* START Source excerpt *
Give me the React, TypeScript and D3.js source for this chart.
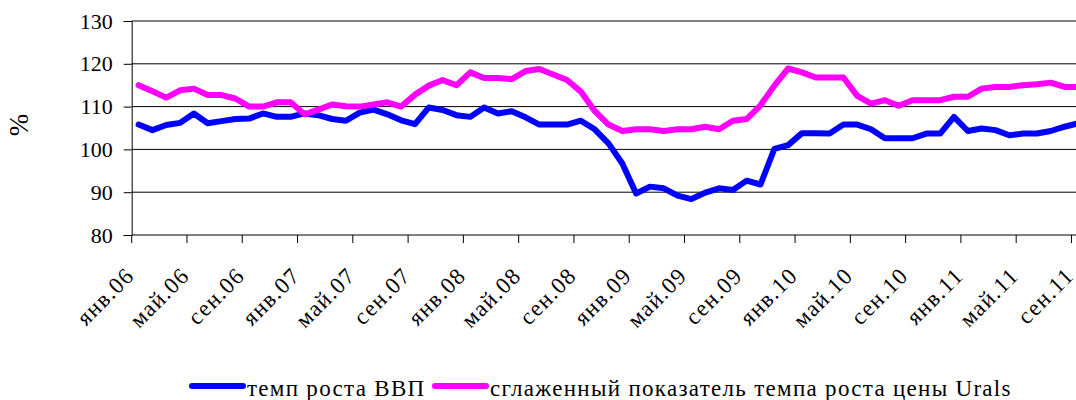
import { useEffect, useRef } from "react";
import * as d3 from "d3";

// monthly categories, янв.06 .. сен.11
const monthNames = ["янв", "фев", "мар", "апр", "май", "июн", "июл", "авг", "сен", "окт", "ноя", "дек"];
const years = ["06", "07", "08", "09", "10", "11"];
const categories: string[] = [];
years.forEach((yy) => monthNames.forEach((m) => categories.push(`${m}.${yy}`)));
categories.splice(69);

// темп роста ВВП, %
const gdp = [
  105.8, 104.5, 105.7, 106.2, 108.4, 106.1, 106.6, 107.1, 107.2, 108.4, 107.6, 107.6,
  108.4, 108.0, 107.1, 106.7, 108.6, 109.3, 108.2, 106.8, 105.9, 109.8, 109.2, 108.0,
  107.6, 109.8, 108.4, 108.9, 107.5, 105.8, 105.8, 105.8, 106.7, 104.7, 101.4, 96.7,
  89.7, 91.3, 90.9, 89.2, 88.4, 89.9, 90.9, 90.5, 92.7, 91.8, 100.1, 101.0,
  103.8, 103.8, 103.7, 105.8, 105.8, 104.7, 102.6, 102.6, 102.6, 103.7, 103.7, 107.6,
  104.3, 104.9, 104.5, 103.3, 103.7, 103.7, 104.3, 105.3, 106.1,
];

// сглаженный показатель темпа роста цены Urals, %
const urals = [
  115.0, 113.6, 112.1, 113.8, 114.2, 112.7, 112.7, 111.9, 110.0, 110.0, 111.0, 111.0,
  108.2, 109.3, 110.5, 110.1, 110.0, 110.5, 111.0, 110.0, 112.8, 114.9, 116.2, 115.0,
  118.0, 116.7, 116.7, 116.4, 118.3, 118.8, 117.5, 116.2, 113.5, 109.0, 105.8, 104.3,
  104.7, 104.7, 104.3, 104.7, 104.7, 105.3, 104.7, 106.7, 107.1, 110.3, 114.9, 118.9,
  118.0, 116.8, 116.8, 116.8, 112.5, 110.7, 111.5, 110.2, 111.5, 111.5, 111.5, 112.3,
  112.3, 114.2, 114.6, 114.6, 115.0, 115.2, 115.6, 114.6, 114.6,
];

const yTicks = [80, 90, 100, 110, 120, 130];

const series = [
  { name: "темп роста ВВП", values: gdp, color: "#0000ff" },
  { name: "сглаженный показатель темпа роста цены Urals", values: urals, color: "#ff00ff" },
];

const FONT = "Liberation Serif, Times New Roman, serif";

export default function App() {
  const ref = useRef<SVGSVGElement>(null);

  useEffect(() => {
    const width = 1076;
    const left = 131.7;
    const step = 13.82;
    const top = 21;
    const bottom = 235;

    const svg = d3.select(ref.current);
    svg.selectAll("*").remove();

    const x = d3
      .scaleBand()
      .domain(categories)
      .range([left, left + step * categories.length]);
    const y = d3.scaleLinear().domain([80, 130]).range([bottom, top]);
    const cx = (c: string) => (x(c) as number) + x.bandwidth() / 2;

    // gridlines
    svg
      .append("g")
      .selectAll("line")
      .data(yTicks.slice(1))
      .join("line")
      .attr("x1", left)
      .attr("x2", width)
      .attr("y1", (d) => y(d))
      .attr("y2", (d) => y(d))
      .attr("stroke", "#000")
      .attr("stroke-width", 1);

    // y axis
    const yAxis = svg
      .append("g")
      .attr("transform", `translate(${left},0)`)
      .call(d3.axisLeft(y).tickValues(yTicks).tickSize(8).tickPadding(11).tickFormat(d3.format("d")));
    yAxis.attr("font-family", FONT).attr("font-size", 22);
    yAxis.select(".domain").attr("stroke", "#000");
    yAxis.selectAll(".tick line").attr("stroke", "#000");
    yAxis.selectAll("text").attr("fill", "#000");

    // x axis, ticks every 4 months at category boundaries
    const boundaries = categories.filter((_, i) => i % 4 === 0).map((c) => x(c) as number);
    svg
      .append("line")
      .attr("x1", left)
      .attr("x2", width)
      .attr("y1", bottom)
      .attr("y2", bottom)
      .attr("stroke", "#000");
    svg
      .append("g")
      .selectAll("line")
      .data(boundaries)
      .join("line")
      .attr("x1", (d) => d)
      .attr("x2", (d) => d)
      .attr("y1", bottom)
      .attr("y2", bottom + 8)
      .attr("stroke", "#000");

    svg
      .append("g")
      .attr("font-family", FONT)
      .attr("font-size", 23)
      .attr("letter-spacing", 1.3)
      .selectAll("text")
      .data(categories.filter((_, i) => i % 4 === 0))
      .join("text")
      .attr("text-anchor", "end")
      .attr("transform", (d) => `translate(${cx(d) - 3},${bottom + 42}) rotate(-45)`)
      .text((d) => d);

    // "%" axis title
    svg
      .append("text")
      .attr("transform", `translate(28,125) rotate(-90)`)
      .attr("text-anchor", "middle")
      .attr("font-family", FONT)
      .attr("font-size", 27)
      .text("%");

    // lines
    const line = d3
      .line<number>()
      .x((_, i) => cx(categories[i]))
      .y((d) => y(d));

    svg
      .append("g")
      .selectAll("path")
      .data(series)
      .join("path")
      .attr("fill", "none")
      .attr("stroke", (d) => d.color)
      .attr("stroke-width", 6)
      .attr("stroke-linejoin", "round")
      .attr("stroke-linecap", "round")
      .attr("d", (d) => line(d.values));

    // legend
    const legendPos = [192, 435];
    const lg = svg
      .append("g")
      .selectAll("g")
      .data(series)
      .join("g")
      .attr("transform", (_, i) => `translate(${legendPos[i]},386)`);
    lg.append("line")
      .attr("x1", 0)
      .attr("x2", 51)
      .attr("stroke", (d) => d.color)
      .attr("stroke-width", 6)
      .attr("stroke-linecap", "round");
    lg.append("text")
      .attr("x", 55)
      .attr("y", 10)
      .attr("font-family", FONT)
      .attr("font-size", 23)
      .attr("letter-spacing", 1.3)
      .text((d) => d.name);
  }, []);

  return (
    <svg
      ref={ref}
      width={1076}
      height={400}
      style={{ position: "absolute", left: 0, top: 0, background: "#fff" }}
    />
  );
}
* END Source excerpt *
What is required:
Reproduce the material in full, word for word, and omit the pictures.

Answer:
Give me the React, TypeScript and D3.js source for this chart.
import { useEffect, useRef } from "react";
import * as d3 from "d3";

// monthly categories, янв.06 .. сен.11
const monthNames = ["янв", "фев", "мар", "апр", "май", "июн", "июл", "авг", "сен", "окт", "ноя", "дек"];
const years = ["06", "07", "08", "09", "10", "11"];
const categories: string[] = [];
years.forEach((yy) => monthNames.forEach((m) => categories.push(`${m}.${yy}`)));
categories.splice(69);

// темп роста ВВП, %
const gdp = [
  105.8, 104.5, 105.7, 106.2, 108.4, 106.1, 106.6, 107.1, 107.2, 108.4, 107.6, 107.6,
  108.4, 108.0, 107.1, 106.7, 108.6, 109.3, 108.2, 106.8, 105.9, 109.8, 109.2, 108.0,
  107.6, 109.8, 108.4, 108.9, 107.5, 105.8, 105.8, 105.8, 106.7, 104.7, 101.4, 96.7,
  89.7, 91.3, 90.9, 89.2, 88.4, 89.9, 90.9, 90.5, 92.7, 91.8, 100.1, 101.0,
  103.8, 103.8, 103.7, 105.8, 105.8, 104.7, 102.6, 102.6, 102.6, 103.7, 103.7, 107.6,
  104.3, 104.9, 104.5, 103.3, 103.7, 103.7, 104.3, 105.3, 106.1,
];

// сглаженный показатель темпа роста цены Urals, %
const urals = [
  115.0, 113.6, 112.1, 113.8, 114.2, 112.7, 112.7, 111.9, 110.0, 110.0, 111.0, 111.0,
  108.2, 109.3, 110.5, 110.1, 110.0, 110.5, 111.0, 110.0, 112.8, 114.9, 116.2, 115.0,
  118.0, 116.7, 116.7, 116.4, 118.3, 118.8, 117.5, 116.2, 113.5, 109.0, 105.8, 104.3,
  104.7, 104.7, 104.3, 104.7, 104.7, 105.3, 104.7, 106.7, 107.1, 110.3, 114.9, 118.9,
  118.0, 116.8, 116.8, 116.8, 112.5, 110.7, 111.5, 110.2, 111.5, 111.5, 111.5, 112.3,
  112.3, 114.2, 114.6, 114.6, 115.0, 115.2, 115.6, 114.6, 114.6,
];

const yTicks = [80, 90, 100, 110, 120, 130];

const series = [
  { name: "темп роста ВВП", values: gdp, color: "#0000ff" },
  { name: "сглаженный показатель темпа роста цены Urals", values: urals, color: "#ff00ff" },
];

const FONT = "Liberation Serif, Times New Roman, serif";

export default function App() {
  const ref = useRef<SVGSVGElement>(null);

  useEffect(() => {
    const width = 1076;
    const left = 131.7;
    const step = 13.82;
    const top = 21;
    const bottom = 235;

    const svg = d3.select(ref.current);
    svg.selectAll("*").remove();

    const x = d3
      .scaleBand()
      .domain(categories)
      .range([left, left + step * categories.length]);
    const y = d3.scaleLinear().domain([80, 130]).range([bottom, top]);
    const cx = (c: string) => (x(c) as number) + x.bandwidth() / 2;

    // gridlines
    svg
      .append("g")
      .selectAll("line")
      .data(yTicks.slice(1))
      .join("line")
      .attr("x1", left)
      .attr("x2", width)
      .attr("y1", (d) => y(d))
      .attr("y2", (d) => y(d))
      .attr("stroke", "#000")
      .attr("stroke-width", 1);

    // y axis
    const yAxis = svg
      .append("g")
      .attr("transform", `translate(${left},0)`)
      .call(d3.axisLeft(y).tickValues(yTicks).tickSize(8).tickPadding(11).tickFormat(d3.format("d")));
    yAxis.attr("font-family", FONT).attr("font-size", 22);
    yAxis.select(".domain").attr("stroke", "#000");
    yAxis.selectAll(".tick line").attr("stroke", "#000");
    yAxis.selectAll("text").attr("fill", "#000");

    // x axis, ticks every 4 months at category boundaries
    const boundaries = categories.filter((_, i) => i % 4 === 0).map((c) => x(c) as number);
    svg
      .append("line")
      .attr("x1", left)
      .attr("x2", width)
      .attr("y1", bottom)
      .attr("y2", bottom)
      .attr("stroke", "#000");
    svg
      .append("g")
      .selectAll("line")
      .data(boundaries)
      .join("line")
      .attr("x1", (d) => d)
      .attr("x2", (d) => d)
      .attr("y1", bottom)
      .attr("y2", bottom + 8)
      .attr("stroke", "#000");

    svg
      .append("g")
      .attr("font-family", FONT)
      .attr("font-size", 23)
      .attr("letter-spacing", 1.3)
      .selectAll("text")
      .data(categories.filter((_, i) => i % 4 === 0))
      .join("text")
      .attr("text-anchor", "end")
      .attr("transform", (d) => `translate(${cx(d) - 3},${bottom + 42}) rotate(-45)`)
      .text((d) => d);

    // "%" axis title
    svg
      .append("text")
      .attr("transform", `translate(28,125) rotate(-90)`)
      .attr("text-anchor", "middle")
      .attr("font-family", FONT)
      .attr("font-size", 27)
      .text("%");

    // lines
    const line = d3
      .line<number>()
      .x((_, i) => cx(categories[i]))
      .y((d) => y(d));

    svg
      .append("g")
      .selectAll("path")
      .data(series)
      .join("path")
      .attr("fill", "none")
      .attr("stroke", (d) => d.color)
      .attr("stroke-width", 6)
      .attr("stroke-linejoin", "round")
      .attr("stroke-linecap", "round")
      .attr("d", (d) => line(d.values));

    // legend
    const legendPos = [192, 435];
    const lg = svg
      .append("g")
      .selectAll("g")
      .data(series)
      .join("g")
      .attr("transform", (_, i) => `translate(${legendPos[i]},386)`);
    lg.append("line")
      .attr("x1", 0)
      .attr("x2", 51)
      .attr("stroke", (d) => d.color)
      .attr("stroke-width", 6)
      .attr("stroke-linecap", "round");
    lg.append("text")
      .attr("x", 55)
      .attr("y", 10)
      .attr("font-family", FONT)
      .attr("font-size", 23)
      .attr("letter-spacing", 1.3)
      .text((d) => d.name);
  }, []);

  return (
    <svg
      ref={ref}
      width={1076}
      height={400}
      style={{ position: "absolute", left: 0, top: 0, background: "#fff" }}
    />
  );
}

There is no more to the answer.